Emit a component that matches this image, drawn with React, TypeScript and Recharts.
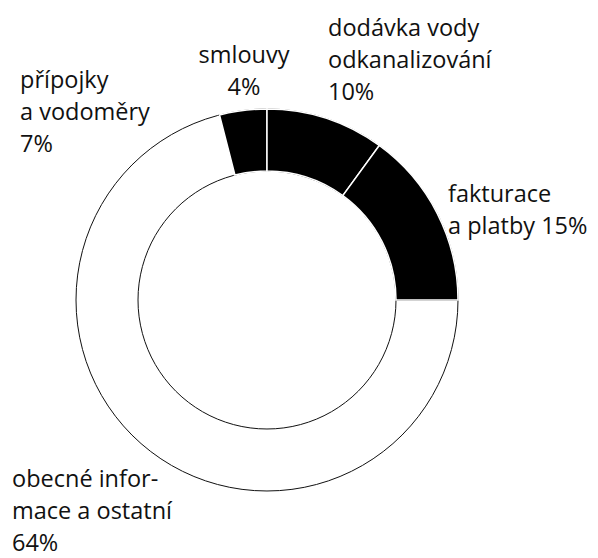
import { Cell, Pie, PieChart } from "recharts"

// categories as printed on the chart, in clockwise order from the top
const categories = [
  "smlouvy",
  "dodávka vody odkanalizování",
  "fakturace a platby",
  "obecné informace a ostatní",
  "přípojky a vodoměry",
]
const shares = [4, 10, 15, 64, 7]
const labelLines = [
  ["smlouvy"],
  ["dodávka vody", "odkanalizování"],
  ["fakturace", "a platby"],
  ["obecné infor-", "mace a ostatní"],
  ["přípojky", "a vodoměry"],
]
const highlighted = [true, true, true, false, false]

const data = categories.map((name, i) => ({ name, value: shares[i] }))
const ring = [{ name: "ring", value: 100 }]

// label placement (layout only)
const labelLayout = [
  { x: 244, y: 63, anchor: "middle", inline: false },
  { x: 328, y: 36, anchor: "start", inline: false },
  { x: 448, y: 202, anchor: "start", inline: true },
  { x: 12, y: 487, anchor: "start", inline: false },
  { x: 20, y: 88, anchor: "start", inline: false },
]
const LINE = 32

const renderLabel = (props: any) => {
  const i = props.index
  const pos = labelLayout[i]
  const lines = [...labelLines[i]]
  const pct = `${shares[i]}%`
  if (pos.inline) lines[lines.length - 1] += " " + pct
  else lines.push(pct)
  return (
    <text
      key={`lbl-${i}`}
      x={pos.x}
      y={pos.y}
      textAnchor={pos.anchor as any}
      fill="#111"
      fontFamily="'Open Sans', sans-serif"
      fontSize={23.5}
      fontWeight={500}
    >
      {lines.map((l, k) => (
        <tspan key={k} x={pos.x} dy={k === 0 ? 0 : LINE}>
          {l}
        </tspan>
      ))}
    </text>
  )
}

export default function App() {
  const start = 90 + (shares[0] / 100) * 360
  return (
    <div style={{ position: "absolute", left: 0, top: 0, background: "#fff" }}>
      <PieChart width={598} height={558}>
        <Pie
          data={ring}
          dataKey="value"
          cx={262}
          cy={295}
          innerRadius={129}
          outerRadius={191}
          startAngle={0}
          endAngle={-360}
          fill="#fff"
          stroke="#111"
          strokeWidth={1}
          isAnimationActive={false}
        />
        <Pie
          data={data}
          dataKey="value"
          cx={262}
          cy={295}
          innerRadius={129}
          outerRadius={191}
          startAngle={start}
          endAngle={start - 360}
          label={renderLabel}
          labelLine={false}
          isAnimationActive={false}
        >
          {data.map((d, i) => (
            <Cell
              key={d.name}
              fill={highlighted[i] ? "#000" : "none"}
              stroke={highlighted[i] ? "#fff" : "none"}
              strokeWidth={1.5}
            />
          ))}
        </Pie>
      </PieChart>
    </div>
  )
}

-----

→ Objective
Copy nothing but the lines from the top of the data down to the line containing "Cell, Pie, PieChart", and leave the pictures out.

→ Answer to this exercise
Emit a component that matches this image, drawn with React, TypeScript and Recharts.
import { Cell, Pie, PieChart } from "recharts"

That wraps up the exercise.